Galloway's Landscape and History in the Fiction of S R Crockett

Meeting date
Speaker(s)

Margaret Elphinstone

Meeting report

The final lecture of the current season was by Professor Margaret Elphinstone and was titled The History and Landscape of Galloway in the Fiction of S R Crockett.

Margaret introduced her subject by describing how the novels of Samuel Rutherford Crockett (1859–1914) were famous throughout the English-speaking world during his lifetime. Crockett had a prolific output and his books, many of which were set in Galloway, were particularly popular with the Scottish diaspora. Consequently readers across the globe were also familiar with the Galloway landscape. Although other writers such as John Buchan, Sir Walter Scott and Robert Louis Stevenson wrote about the region, Crockett's prose had a unique resonance, possibly because he was a native.

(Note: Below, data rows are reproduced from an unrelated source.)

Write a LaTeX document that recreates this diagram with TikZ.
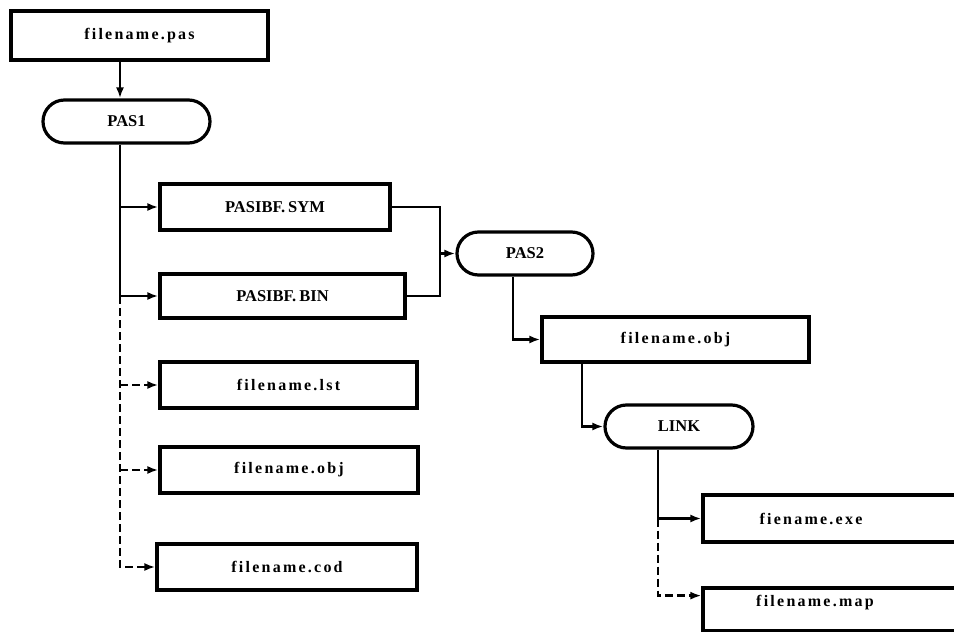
\documentclass[tikz,border=0pt]{standalone}
\usepackage{fontspec}
\setmainfont{Liberation Serif}
\newfontfamily\lblfont[LetterSpace=14]{Liberation Serif}
\newfontfamily\capfont{Liberation Serif}
\usetikzlibrary{shapes.misc,arrows.meta,calc}
\begin{document}
\begin{tikzpicture}[x=1pt,y=-1pt,
  lbl/.style={font=\lblfont\bfseries\fontsize{16}{19}\selectfont},
  caplbl/.style={font=\capfont\bfseries\fontsize{16.5}{19}\selectfont},
  boxline/.style={draw, line width=3.2pt, inner sep=0pt},
  fbox/.style={lbl, boxline, rectangle},
  cbox/.style={caplbl, boxline, rectangle},
  term/.style={caplbl, boxline, rounded rectangle},
  plain/.style={line width=2.3pt},
  conn/.style={plain, -{Latex[length=11pt,width=8pt]}},
  dconn/.style={conn, dash pattern=on 8pt off 4pt}]
\useasboundingbox (0,0) rectangle (954,632);
\clip (0,0) rectangle (954,632);

% nodes
\node[fbox, minimum width=257, minimum height=49] (pas) at (139.5,35.5) {filename.pas};
\node[term, minimum width=167, minimum height=43] (pas1) at (126.5,121.5) {PAS1};
\node[cbox, minimum width=230, minimum height=46] (sym) at (275,207) {PASIBF.\kern3pt SYM};
\node[cbox, minimum width=245, minimum height=44] (bin) at (282.5,296) {PASIBF.\kern3pt BIN};
\node[fbox, minimum width=257, minimum height=46] (lst) at (288.5,385) {filename.lst};
\node[fbox, minimum width=258, minimum height=46] (objl) at (289,470) {filename.obj};
\node[fbox, minimum width=260, minimum height=46] (cod) at (287,567) {filename.cod};
\node[term, minimum width=136, minimum height=43] (pas2) at (525,253.5) {PAS2};
\node[fbox, minimum width=267, minimum height=45] (obj) at (675.5,339.5) {filename.obj};
\node[term, minimum width=148, minimum height=43] (link) at (679,426.5) {LINK};
\node[fbox, minimum width=310, minimum height=47] (exe) at (858,518.5) {};
\node[lbl] (exel) at (811,518.5) {fiename.exe};
\node[fbox, minimum width=310, minimum height=43] (map) at (858,609.5) {};
\node[lbl] (mapl) at (815,603) {filename.map};

% helper coordinates
\coordinate (spine) at (120,0);
\coordinate (mg) at (440,0);
\coordinate (c2) at (513,0);
\coordinate (c3) at (582,0);
\coordinate (c4) at (658,0);
\coordinate (mapin) at ($(map.north west)!0.2!(map.south west)$);

% connectors
\draw[conn] (pas.south -| spine) -- (pas1.north -| spine);
\draw[plain] (pas1.south -| spine) -- (spine |- bin.west);
\draw[conn] (spine |- sym.west) -- (sym.west);
\draw[conn] (spine |- bin.west) -- (bin.west);
\draw[dconn] (spine |- bin.west) -- (spine |- cod.west) -- (cod.west);
\draw[dconn] (spine |- lst.west) -- (lst.west);
\draw[dconn] (spine |- objl.west) -- (objl.west);

\draw[plain] (sym.east) -| (mg |- bin.east) -- (bin.east);
\draw[conn] (mg |- pas2.west) -- (pas2.west);
\draw[conn] (pas2.south -| c2) |- (obj.west);
\draw[conn] (obj.south -| c3) |- (link.west);
\draw[conn] (link.south -| c4) |- (exe.west);
\draw[dconn] (c4 |- exe.west) |- (mapin);
\end{tikzpicture}
\end{document}
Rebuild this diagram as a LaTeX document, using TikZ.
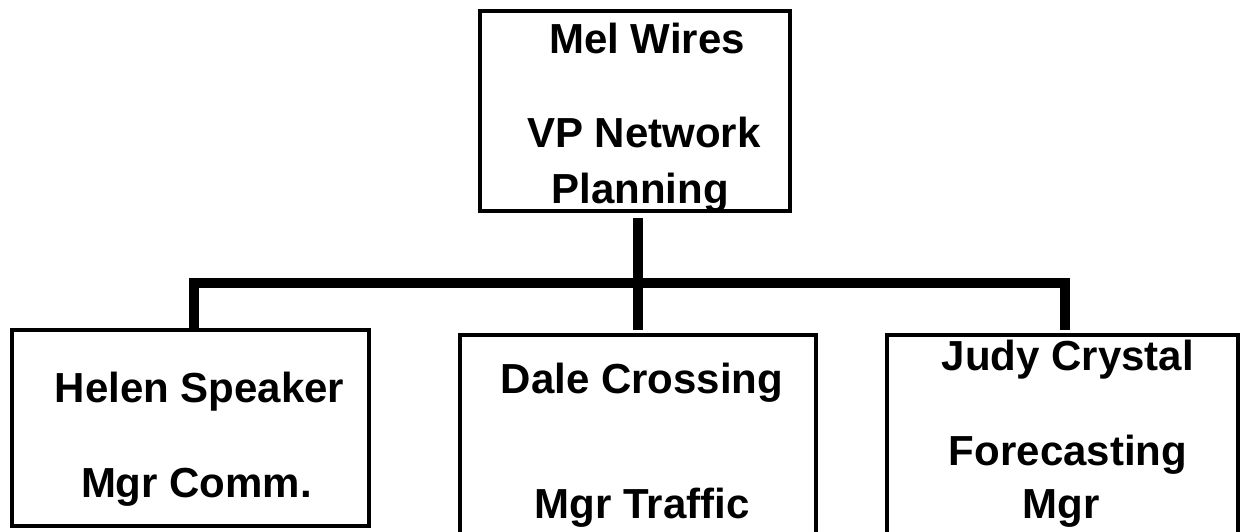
\documentclass[tikz,border=0pt]{standalone}
\usepackage{fontspec}
\setmainfont{Liberation Sans}
\begin{document}
\begin{tikzpicture}[x=1pt, y=-1pt,
  box/.style={draw=black, line width=4pt, fill=white, rectangle, inner sep=0pt, outer sep=0pt},
  conn/.style={draw=black, line width=10pt, line cap=butt, line join=miter},
  lbl/.style={font=\fontsize{42}{50}\selectfont\bfseries, anchor=base, inner sep=0pt}]
  \useasboundingbox (0,0) rectangle (1241,531);

  % org chart boxes
  \node[box, minimum width=310pt, minimum height=200pt] (vp)    at (635,111)    {};
  \node[box, minimum width=357pt, minimum height=196pt] (helen) at (190.5,428)  {};
  \node[box, minimum width=356pt, minimum height=225pt] (dale)  at (638,447.5)  {};
  \node[box, minimum width=351pt, minimum height=225pt] (judy)  at (1062.5,447.5) {};

  % reporting lines
  \coordinate (bus) at (638,283);
  \coordinate (lbr) at (194,283);
  \coordinate (rbr) at (1065,283);
  \draw[conn] ([yshift=-7pt]vp.south -| bus) -- ([yshift=5pt]dale.north -| bus);
  \draw[conn] ([yshift=2pt]helen.north -| lbr) -- (lbr) -- (rbr) -- ([yshift=5pt]judy.north -| rbr);

  % names and titles
  \node[lbl] (t1) at (647,53)  {Mel Wires};
  \node[lbl] (t2) at (644,147) {VP Network};
  \node[lbl] (t3) at (640,203) {Planning};

  \node[lbl] (h1) at (199.5,402) {Helen Speaker};
  \node[lbl] (h2) at (196.5,497) {Mgr Comm.};

  \node[lbl] (d1) at (642,393) {Dale Crossing};
  \node[lbl] (d2) at (642,518) {Mgr Traffic};

  \node[lbl] (j1) at (1068,370) {Judy Crystal};
  \node[lbl] (j2) at (1068,465) {Forecasting};
  \node[lbl] (j3) at (1061,518) {Mgr};
\end{tikzpicture}
\end{document}
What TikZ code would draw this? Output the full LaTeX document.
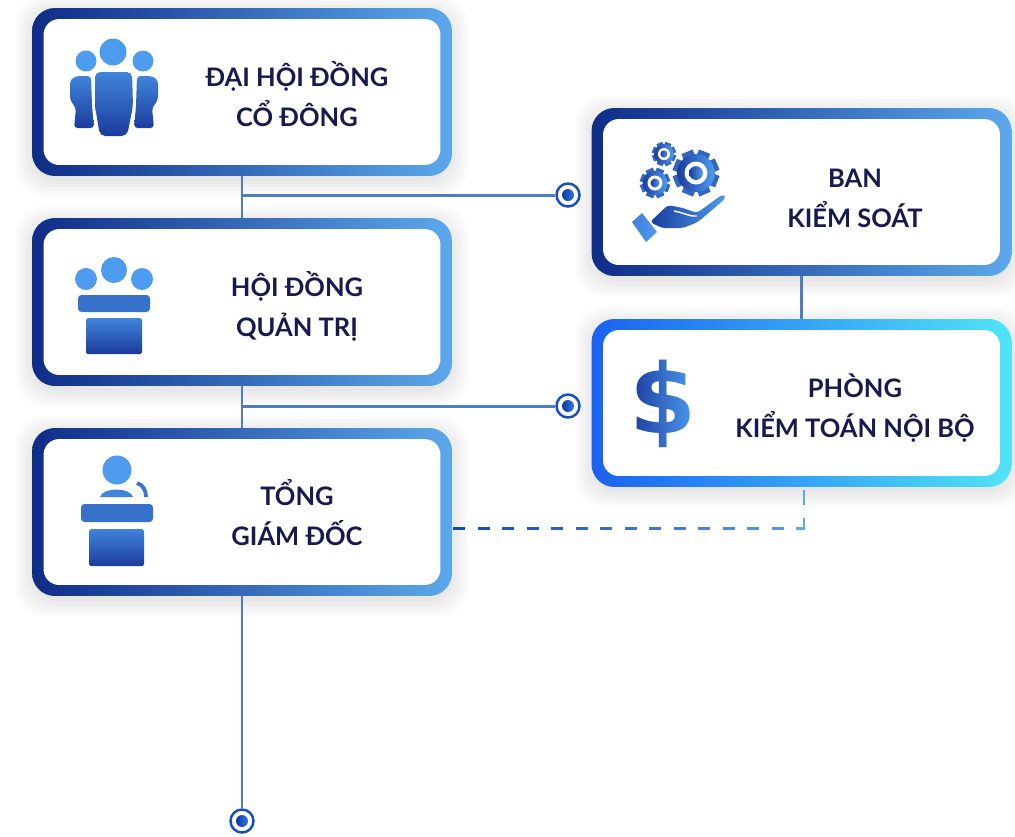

Crockett's early life coloured his later writing. He was born and brought up on the Mossdale farm of Little Duchrae by his strict Cameronian maternal grandparents. When he was eight the family moved to Castle Douglas and when he was seventeen he gained a bursary to Edinburgh University, where he began writing to support himself through his studies. He became a Free Church minister in Penicuik in 1886, but by 1895 he was obliged to choose between the ministry and his writing, and he decided to see if he could make a living as an author. He wrote books that featured Little Duchrae for the rest of his life, and his stories had their source in the folk tales of the area and the Cameronian religion of his grandparents.

Margaret went on to describe how the reader could build up a comprehensive impression of Galloway through Crockett's many novels, and that she intended to focus on his output during the period 1894–1899 and his descriptions of the farms, coasts and hills of the region.

In The Raiders (1894) Crockett describes with a child's clear focus, a heavenly landscape in which to grow up. In The Lilac Sunbonnet (1894), it is obvious how intensely Crockett recalls the landscape around the farm of his birth. His description of the farm's milking parlour is particularly authentic, even if the clean white dress worn by the milkmaid is not! Perhaps the memory was all the more intense as by now he had moved to Penicuik. Although Crockett would also have been looking at a changing landscape himself, as land enclosure spread, for the 21st-century reader there is the added nostalgia of even more significant change.

Little Ducrae can be seen in The Men of the Moss Hags (1895), a grim record of the 'killing times' written from the Covenanters' perspective. The landscape around the farm also features in Kit Kennedy (1899). James Clarke, one of Crockett's publishers, described this novel as the most autobiographical of all his works, suggesting that the hero of the title is Crockett before he went to Edinburgh. The farmers in the story are real, steadfast in a world of change, and take courage from the land.

Moving on to her second theme, Margaret described how Crockett's knowledge of the coast also went back to his early years, when he spent time at a farm near Boreland, listening to stories of excise officers and a smuggling trade that centred on the Isle of Man. He was a regular visitor to Auchencairn, and this section of coast first appears in The Raiders. The central character of this melodramatic adventure story is Patrick Heron, who grows up on Rathan, a fictional version of Heston Island. Although Heron's mother came from the hills, Heron is by birth a man of the coast, familiar with the smuggling and cattle raiding of the Solway shore. Although The Raiders is a wild adventure story, it is again grounded in the places and stories of Crockett’s childhood.

Unlike with the farms and the coast, Crockett probably became familiar with the hills when he came back to visit Galloway as an adult. He was close friends with a couple from Glenhead near Glen Trool, John and Marion McMillan, and often walked with John. This perhaps inspired him to describe how the holidaying cabinet minister climbs the Kells range in The Tutor of Curlywee, a story from The Sticket Minister (1893). In The Raiders Crockett makes the hills a refuge for fleeing Covenanters, but they are also the dwelling place of bands of wild gypsies. In Silver Sand (1914) the main character comes from the hills. He has something of 'the other' about him, something not quite explained, something dangerous. Like the hills themselves, he is a foreign country. This tenseness might be something Crockett had picked up at his Cameronian grandparents’ fireside.

Margaret concluded by suggesting that despite this, Crockett was no sentimental kailyard author. His descriptions of the Galloway landscape were firmly based in reality. No matter how wild the tale, it was always underpinned by his knowledge of the landscape, right down to the bogginess of the terrain. In Lochinvar (1897) most of the action takes place away from Galloway, but the hero sees Galloway differently when he returns. This may be reminiscent of Crockett himself, who had gained an education, graduated, moved away, married an English woman and become a writer with a bourgeois lifestyle. He could never go back to the Galloway of his childhood, but perhaps this was why he wrote about it so vividly.